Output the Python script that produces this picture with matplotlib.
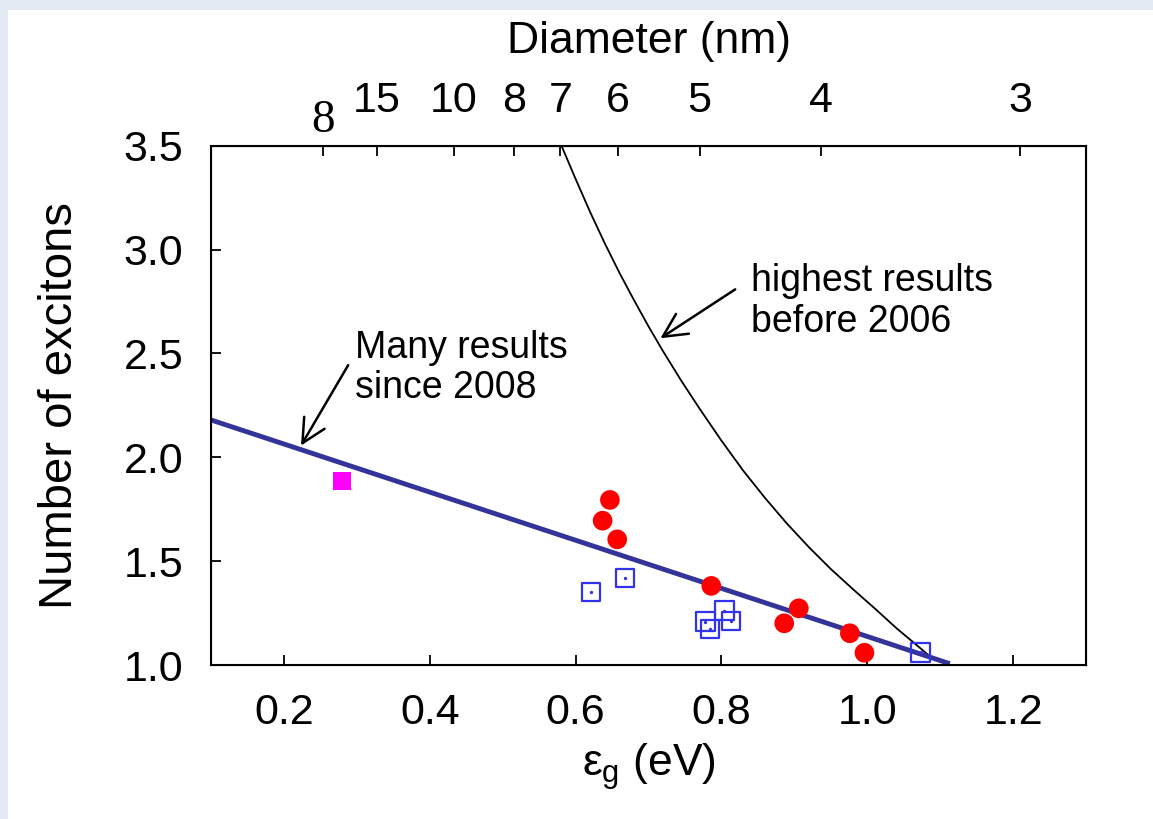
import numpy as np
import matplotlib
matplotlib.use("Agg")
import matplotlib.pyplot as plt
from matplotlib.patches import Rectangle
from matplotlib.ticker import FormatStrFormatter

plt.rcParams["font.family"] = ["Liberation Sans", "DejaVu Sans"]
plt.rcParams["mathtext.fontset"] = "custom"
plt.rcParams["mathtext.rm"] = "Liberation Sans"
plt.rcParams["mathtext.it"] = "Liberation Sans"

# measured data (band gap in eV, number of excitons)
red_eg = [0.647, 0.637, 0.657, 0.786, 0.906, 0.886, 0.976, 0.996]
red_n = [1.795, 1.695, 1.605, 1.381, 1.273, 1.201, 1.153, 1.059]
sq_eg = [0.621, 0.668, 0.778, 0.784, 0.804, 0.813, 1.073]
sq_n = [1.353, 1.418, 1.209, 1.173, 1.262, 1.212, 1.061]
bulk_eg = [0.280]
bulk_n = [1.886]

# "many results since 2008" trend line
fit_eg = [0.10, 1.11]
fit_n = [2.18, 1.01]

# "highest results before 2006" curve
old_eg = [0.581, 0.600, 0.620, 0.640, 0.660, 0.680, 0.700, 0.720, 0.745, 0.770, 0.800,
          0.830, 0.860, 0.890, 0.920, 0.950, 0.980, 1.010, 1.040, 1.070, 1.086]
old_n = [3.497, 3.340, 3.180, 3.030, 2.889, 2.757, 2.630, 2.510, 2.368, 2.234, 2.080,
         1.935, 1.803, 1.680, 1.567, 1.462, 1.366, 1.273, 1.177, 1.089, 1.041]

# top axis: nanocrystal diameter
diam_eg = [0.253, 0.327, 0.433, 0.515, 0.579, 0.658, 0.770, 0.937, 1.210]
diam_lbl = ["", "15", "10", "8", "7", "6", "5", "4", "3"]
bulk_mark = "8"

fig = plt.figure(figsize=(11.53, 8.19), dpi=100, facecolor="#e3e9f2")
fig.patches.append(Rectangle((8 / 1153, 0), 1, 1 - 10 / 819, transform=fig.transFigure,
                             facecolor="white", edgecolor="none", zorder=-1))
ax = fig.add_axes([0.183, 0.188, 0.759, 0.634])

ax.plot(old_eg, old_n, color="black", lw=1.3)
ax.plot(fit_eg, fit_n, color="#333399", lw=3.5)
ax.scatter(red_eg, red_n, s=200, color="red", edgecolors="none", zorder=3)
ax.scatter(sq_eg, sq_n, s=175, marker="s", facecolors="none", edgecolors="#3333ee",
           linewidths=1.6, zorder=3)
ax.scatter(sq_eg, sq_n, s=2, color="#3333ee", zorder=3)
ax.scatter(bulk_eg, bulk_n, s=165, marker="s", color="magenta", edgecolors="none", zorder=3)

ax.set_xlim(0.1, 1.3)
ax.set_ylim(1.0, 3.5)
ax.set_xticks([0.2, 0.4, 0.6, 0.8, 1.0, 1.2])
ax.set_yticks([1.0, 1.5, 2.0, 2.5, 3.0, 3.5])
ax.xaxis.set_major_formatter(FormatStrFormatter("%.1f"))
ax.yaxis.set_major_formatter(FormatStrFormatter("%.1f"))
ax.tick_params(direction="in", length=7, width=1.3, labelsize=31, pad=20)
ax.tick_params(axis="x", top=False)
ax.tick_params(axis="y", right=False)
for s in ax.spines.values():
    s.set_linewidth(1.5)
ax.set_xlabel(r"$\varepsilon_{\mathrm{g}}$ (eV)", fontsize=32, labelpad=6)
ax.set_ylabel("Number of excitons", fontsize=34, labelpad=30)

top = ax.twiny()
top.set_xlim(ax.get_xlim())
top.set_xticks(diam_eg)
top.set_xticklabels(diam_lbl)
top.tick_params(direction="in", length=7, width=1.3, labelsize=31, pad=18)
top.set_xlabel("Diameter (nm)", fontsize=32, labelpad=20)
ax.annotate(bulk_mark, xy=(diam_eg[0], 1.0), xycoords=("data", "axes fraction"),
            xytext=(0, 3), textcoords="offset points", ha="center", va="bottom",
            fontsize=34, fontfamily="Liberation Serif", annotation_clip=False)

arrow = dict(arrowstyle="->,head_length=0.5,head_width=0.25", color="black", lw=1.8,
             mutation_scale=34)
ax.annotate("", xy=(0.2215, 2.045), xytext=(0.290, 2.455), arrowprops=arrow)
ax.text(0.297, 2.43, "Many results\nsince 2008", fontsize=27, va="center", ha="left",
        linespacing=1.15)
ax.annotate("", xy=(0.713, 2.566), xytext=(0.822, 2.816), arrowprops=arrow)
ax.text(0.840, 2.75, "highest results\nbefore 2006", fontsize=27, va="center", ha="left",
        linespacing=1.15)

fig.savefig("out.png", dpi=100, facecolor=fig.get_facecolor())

○ ○ ○ ○

_WORK TO DO_. Repeat the material above in full and exactly, omitting the pictures.

_OUTPUT OF THE TASK_.
Output the Python script that produces this picture with matplotlib.
import numpy as np
import matplotlib
matplotlib.use("Agg")
import matplotlib.pyplot as plt
from matplotlib.patches import Rectangle
from matplotlib.ticker import FormatStrFormatter

plt.rcParams["font.family"] = ["Liberation Sans", "DejaVu Sans"]
plt.rcParams["mathtext.fontset"] = "custom"
plt.rcParams["mathtext.rm"] = "Liberation Sans"
plt.rcParams["mathtext.it"] = "Liberation Sans"

# measured data (band gap in eV, number of excitons)
red_eg = [0.647, 0.637, 0.657, 0.786, 0.906, 0.886, 0.976, 0.996]
red_n = [1.795, 1.695, 1.605, 1.381, 1.273, 1.201, 1.153, 1.059]
sq_eg = [0.621, 0.668, 0.778, 0.784, 0.804, 0.813, 1.073]
sq_n = [1.353, 1.418, 1.209, 1.173, 1.262, 1.212, 1.061]
bulk_eg = [0.280]
bulk_n = [1.886]

# "many results since 2008" trend line
fit_eg = [0.10, 1.11]
fit_n = [2.18, 1.01]

# "highest results before 2006" curve
old_eg = [0.581, 0.600, 0.620, 0.640, 0.660, 0.680, 0.700, 0.720, 0.745, 0.770, 0.800,
          0.830, 0.860, 0.890, 0.920, 0.950, 0.980, 1.010, 1.040, 1.070, 1.086]
old_n = [3.497, 3.340, 3.180, 3.030, 2.889, 2.757, 2.630, 2.510, 2.368, 2.234, 2.080,
         1.935, 1.803, 1.680, 1.567, 1.462, 1.366, 1.273, 1.177, 1.089, 1.041]

# top axis: nanocrystal diameter
diam_eg = [0.253, 0.327, 0.433, 0.515, 0.579, 0.658, 0.770, 0.937, 1.210]
diam_lbl = ["", "15", "10", "8", "7", "6", "5", "4", "3"]
bulk_mark = "8"

fig = plt.figure(figsize=(11.53, 8.19), dpi=100, facecolor="#e3e9f2")
fig.patches.append(Rectangle((8 / 1153, 0), 1, 1 - 10 / 819, transform=fig.transFigure,
                             facecolor="white", edgecolor="none", zorder=-1))
ax = fig.add_axes([0.183, 0.188, 0.759, 0.634])

ax.plot(old_eg, old_n, color="black", lw=1.3)
ax.plot(fit_eg, fit_n, color="#333399", lw=3.5)
ax.scatter(red_eg, red_n, s=200, color="red", edgecolors="none", zorder=3)
ax.scatter(sq_eg, sq_n, s=175, marker="s", facecolors="none", edgecolors="#3333ee",
           linewidths=1.6, zorder=3)
ax.scatter(sq_eg, sq_n, s=2, color="#3333ee", zorder=3)
ax.scatter(bulk_eg, bulk_n, s=165, marker="s", color="magenta", edgecolors="none", zorder=3)

ax.set_xlim(0.1, 1.3)
ax.set_ylim(1.0, 3.5)
ax.set_xticks([0.2, 0.4, 0.6, 0.8, 1.0, 1.2])
ax.set_yticks([1.0, 1.5, 2.0, 2.5, 3.0, 3.5])
ax.xaxis.set_major_formatter(FormatStrFormatter("%.1f"))
ax.yaxis.set_major_formatter(FormatStrFormatter("%.1f"))
ax.tick_params(direction="in", length=7, width=1.3, labelsize=31, pad=20)
ax.tick_params(axis="x", top=False)
ax.tick_params(axis="y", right=False)
for s in ax.spines.values():
    s.set_linewidth(1.5)
ax.set_xlabel(r"$\varepsilon_{\mathrm{g}}$ (eV)", fontsize=32, labelpad=6)
ax.set_ylabel("Number of excitons", fontsize=34, labelpad=30)

top = ax.twiny()
top.set_xlim(ax.get_xlim())
top.set_xticks(diam_eg)
top.set_xticklabels(diam_lbl)
top.tick_params(direction="in", length=7, width=1.3, labelsize=31, pad=18)
top.set_xlabel("Diameter (nm)", fontsize=32, labelpad=20)
ax.annotate(bulk_mark, xy=(diam_eg[0], 1.0), xycoords=("data", "axes fraction"),
            xytext=(0, 3), textcoords="offset points", ha="center", va="bottom",
            fontsize=34, fontfamily="Liberation Serif", annotation_clip=False)

arrow = dict(arrowstyle="->,head_length=0.5,head_width=0.25", color="black", lw=1.8,
             mutation_scale=34)
ax.annotate("", xy=(0.2215, 2.045), xytext=(0.290, 2.455), arrowprops=arrow)
ax.text(0.297, 2.43, "Many results\nsince 2008", fontsize=27, va="center", ha="left",
        linespacing=1.15)
ax.annotate("", xy=(0.713, 2.566), xytext=(0.822, 2.816), arrowprops=arrow)
ax.text(0.840, 2.75, "highest results\nbefore 2006", fontsize=27, va="center", ha="left",
        linespacing=1.15)

fig.savefig("out.png", dpi=100, facecolor=fig.get_facecolor())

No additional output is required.